Write the listing out again, all of it, word for word.

— BEGIN Material —

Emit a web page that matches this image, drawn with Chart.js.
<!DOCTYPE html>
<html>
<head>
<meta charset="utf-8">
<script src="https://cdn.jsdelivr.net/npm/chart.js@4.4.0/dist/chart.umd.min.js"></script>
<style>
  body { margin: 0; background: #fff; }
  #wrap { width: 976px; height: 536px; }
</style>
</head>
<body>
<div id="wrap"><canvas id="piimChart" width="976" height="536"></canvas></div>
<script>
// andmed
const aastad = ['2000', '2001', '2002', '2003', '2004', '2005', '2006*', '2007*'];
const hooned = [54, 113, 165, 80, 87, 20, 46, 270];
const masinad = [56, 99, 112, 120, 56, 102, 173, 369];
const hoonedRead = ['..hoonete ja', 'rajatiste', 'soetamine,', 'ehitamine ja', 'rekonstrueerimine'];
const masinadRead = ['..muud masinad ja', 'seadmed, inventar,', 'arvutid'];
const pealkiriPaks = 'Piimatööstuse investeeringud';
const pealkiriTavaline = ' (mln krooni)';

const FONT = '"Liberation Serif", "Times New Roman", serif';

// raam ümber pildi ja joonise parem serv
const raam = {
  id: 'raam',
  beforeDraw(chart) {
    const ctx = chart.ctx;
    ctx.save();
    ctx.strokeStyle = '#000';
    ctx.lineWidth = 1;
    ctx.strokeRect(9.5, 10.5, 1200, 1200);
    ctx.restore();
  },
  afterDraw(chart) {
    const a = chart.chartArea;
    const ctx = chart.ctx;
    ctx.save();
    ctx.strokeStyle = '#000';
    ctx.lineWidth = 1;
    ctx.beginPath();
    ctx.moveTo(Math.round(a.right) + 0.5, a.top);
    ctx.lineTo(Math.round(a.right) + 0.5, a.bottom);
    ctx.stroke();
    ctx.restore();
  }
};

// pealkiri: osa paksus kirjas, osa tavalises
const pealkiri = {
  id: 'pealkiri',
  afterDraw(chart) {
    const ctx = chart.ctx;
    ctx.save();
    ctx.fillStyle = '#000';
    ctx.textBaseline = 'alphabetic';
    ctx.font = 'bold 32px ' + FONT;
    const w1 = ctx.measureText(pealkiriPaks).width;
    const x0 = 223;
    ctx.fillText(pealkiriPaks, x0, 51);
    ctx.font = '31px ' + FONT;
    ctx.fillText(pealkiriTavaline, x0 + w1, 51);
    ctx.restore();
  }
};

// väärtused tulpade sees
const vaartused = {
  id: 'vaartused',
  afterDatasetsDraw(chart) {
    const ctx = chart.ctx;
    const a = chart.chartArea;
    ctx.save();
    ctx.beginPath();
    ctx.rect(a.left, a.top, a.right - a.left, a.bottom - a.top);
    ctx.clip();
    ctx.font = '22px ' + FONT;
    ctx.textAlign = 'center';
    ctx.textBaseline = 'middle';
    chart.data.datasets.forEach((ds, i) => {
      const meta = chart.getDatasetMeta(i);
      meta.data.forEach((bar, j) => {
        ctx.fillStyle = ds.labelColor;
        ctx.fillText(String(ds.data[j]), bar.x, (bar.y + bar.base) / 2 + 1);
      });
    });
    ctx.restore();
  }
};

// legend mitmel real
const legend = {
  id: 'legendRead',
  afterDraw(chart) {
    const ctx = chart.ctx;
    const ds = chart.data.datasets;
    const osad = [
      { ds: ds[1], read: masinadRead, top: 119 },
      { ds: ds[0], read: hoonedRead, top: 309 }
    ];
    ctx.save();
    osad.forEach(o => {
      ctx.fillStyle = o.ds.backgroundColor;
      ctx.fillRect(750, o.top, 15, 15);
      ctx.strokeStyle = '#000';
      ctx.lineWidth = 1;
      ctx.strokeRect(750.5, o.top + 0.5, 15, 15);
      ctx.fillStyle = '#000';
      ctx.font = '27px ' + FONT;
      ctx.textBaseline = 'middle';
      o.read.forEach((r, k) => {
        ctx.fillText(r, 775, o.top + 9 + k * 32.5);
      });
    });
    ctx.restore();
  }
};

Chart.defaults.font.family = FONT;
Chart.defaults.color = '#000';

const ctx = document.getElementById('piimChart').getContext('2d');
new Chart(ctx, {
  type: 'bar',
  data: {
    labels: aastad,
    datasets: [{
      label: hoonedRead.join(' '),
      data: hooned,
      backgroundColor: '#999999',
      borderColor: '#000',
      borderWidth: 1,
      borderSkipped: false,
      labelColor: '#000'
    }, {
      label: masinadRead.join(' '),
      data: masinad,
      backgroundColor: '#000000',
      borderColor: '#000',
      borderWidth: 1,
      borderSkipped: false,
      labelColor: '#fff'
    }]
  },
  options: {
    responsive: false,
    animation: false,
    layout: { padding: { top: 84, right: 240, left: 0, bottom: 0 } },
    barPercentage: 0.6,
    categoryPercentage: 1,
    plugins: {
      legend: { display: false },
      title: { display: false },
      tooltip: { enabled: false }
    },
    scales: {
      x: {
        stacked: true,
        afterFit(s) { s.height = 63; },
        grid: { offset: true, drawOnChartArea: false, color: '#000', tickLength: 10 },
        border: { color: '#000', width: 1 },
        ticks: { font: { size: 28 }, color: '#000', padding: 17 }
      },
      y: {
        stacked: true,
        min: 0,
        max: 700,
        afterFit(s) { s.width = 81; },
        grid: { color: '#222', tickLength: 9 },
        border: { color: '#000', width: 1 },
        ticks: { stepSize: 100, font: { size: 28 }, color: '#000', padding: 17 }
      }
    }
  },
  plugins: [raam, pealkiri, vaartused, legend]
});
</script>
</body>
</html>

— END Material —

• **Finished exercise**:
Emit a web page that matches this image, drawn with Chart.js.
<!DOCTYPE html>
<html>
<head>
<meta charset="utf-8">
<script src="https://cdn.jsdelivr.net/npm/chart.js@4.4.0/dist/chart.umd.min.js"></script>
<style>
  body { margin: 0; background: #fff; }
  #wrap { width: 976px; height: 536px; }
</style>
</head>
<body>
<div id="wrap"><canvas id="piimChart" width="976" height="536"></canvas></div>
<script>
// andmed
const aastad = ['2000', '2001', '2002', '2003', '2004', '2005', '2006*', '2007*'];
const hooned = [54, 113, 165, 80, 87, 20, 46, 270];
const masinad = [56, 99, 112, 120, 56, 102, 173, 369];
const hoonedRead = ['..hoonete ja', 'rajatiste', 'soetamine,', 'ehitamine ja', 'rekonstrueerimine'];
const masinadRead = ['..muud masinad ja', 'seadmed, inventar,', 'arvutid'];
const pealkiriPaks = 'Piimatööstuse investeeringud';
const pealkiriTavaline = ' (mln krooni)';

const FONT = '"Liberation Serif", "Times New Roman", serif';

// raam ümber pildi ja joonise parem serv
const raam = {
  id: 'raam',
  beforeDraw(chart) {
    const ctx = chart.ctx;
    ctx.save();
    ctx.strokeStyle = '#000';
    ctx.lineWidth = 1;
    ctx.strokeRect(9.5, 10.5, 1200, 1200);
    ctx.restore();
  },
  afterDraw(chart) {
    const a = chart.chartArea;
    const ctx = chart.ctx;
    ctx.save();
    ctx.strokeStyle = '#000';
    ctx.lineWidth = 1;
    ctx.beginPath();
    ctx.moveTo(Math.round(a.right) + 0.5, a.top);
    ctx.lineTo(Math.round(a.right) + 0.5, a.bottom);
    ctx.stroke();
    ctx.restore();
  }
};

// pealkiri: osa paksus kirjas, osa tavalises
const pealkiri = {
  id: 'pealkiri',
  afterDraw(chart) {
    const ctx = chart.ctx;
    ctx.save();
    ctx.fillStyle = '#000';
    ctx.textBaseline = 'alphabetic';
    ctx.font = 'bold 32px ' + FONT;
    const w1 = ctx.measureText(pealkiriPaks).width;
    const x0 = 223;
    ctx.fillText(pealkiriPaks, x0, 51);
    ctx.font = '31px ' + FONT;
    ctx.fillText(pealkiriTavaline, x0 + w1, 51);
    ctx.restore();
  }
};

// väärtused tulpade sees
const vaartused = {
  id: 'vaartused',
  afterDatasetsDraw(chart) {
    const ctx = chart.ctx;
    const a = chart.chartArea;
    ctx.save();
    ctx.beginPath();
    ctx.rect(a.left, a.top, a.right - a.left, a.bottom - a.top);
    ctx.clip();
    ctx.font = '22px ' + FONT;
    ctx.textAlign = 'center';
    ctx.textBaseline = 'middle';
    chart.data.datasets.forEach((ds, i) => {
      const meta = chart.getDatasetMeta(i);
      meta.data.forEach((bar, j) => {
        ctx.fillStyle = ds.labelColor;
        ctx.fillText(String(ds.data[j]), bar.x, (bar.y + bar.base) / 2 + 1);
      });
    });
    ctx.restore();
  }
};

// legend mitmel real
const legend = {
  id: 'legendRead',
  afterDraw(chart) {
    const ctx = chart.ctx;
    const ds = chart.data.datasets;
    const osad = [
      { ds: ds[1], read: masinadRead, top: 119 },
      { ds: ds[0], read: hoonedRead, top: 309 }
    ];
    ctx.save();
    osad.forEach(o => {
      ctx.fillStyle = o.ds.backgroundColor;
      ctx.fillRect(750, o.top, 15, 15);
      ctx.strokeStyle = '#000';
      ctx.lineWidth = 1;
      ctx.strokeRect(750.5, o.top + 0.5, 15, 15);
      ctx.fillStyle = '#000';
      ctx.font = '27px ' + FONT;
      ctx.textBaseline = 'middle';
      o.read.forEach((r, k) => {
        ctx.fillText(r, 775, o.top + 9 + k * 32.5);
      });
    });
    ctx.restore();
  }
};

Chart.defaults.font.family = FONT;
Chart.defaults.color = '#000';

const ctx = document.getElementById('piimChart').getContext('2d');
new Chart(ctx, {
  type: 'bar',
  data: {
    labels: aastad,
    datasets: [{
      label: hoonedRead.join(' '),
      data: hooned,
      backgroundColor: '#999999',
      borderColor: '#000',
      borderWidth: 1,
      borderSkipped: false,
      labelColor: '#000'
    }, {
      label: masinadRead.join(' '),
      data: masinad,
      backgroundColor: '#000000',
      borderColor: '#000',
      borderWidth: 1,
      borderSkipped: false,
      labelColor: '#fff'
    }]
  },
  options: {
    responsive: false,
    animation: false,
    layout: { padding: { top: 84, right: 240, left: 0, bottom: 0 } },
    barPercentage: 0.6,
    categoryPercentage: 1,
    plugins: {
      legend: { display: false },
      title: { display: false },
      tooltip: { enabled: false }
    },
    scales: {
      x: {
        stacked: true,
        afterFit(s) { s.height = 63; },
        grid: { offset: true, drawOnChartArea: false, color: '#000', tickLength: 10 },
        border: { color: '#000', width: 1 },
        ticks: { font: { size: 28 }, color: '#000', padding: 17 }
      },
      y: {
        stacked: true,
        min: 0,
        max: 700,
        afterFit(s) { s.width = 81; },
        grid: { color: '#222', tickLength: 9 },
        border: { color: '#000', width: 1 },
        ticks: { stepSize: 100, font: { size: 28 }, color: '#000', padding: 17 }
      }
    }
  },
  plugins: [raam, pealkiri, vaartused, legend]
});
</script>
</body>
</html>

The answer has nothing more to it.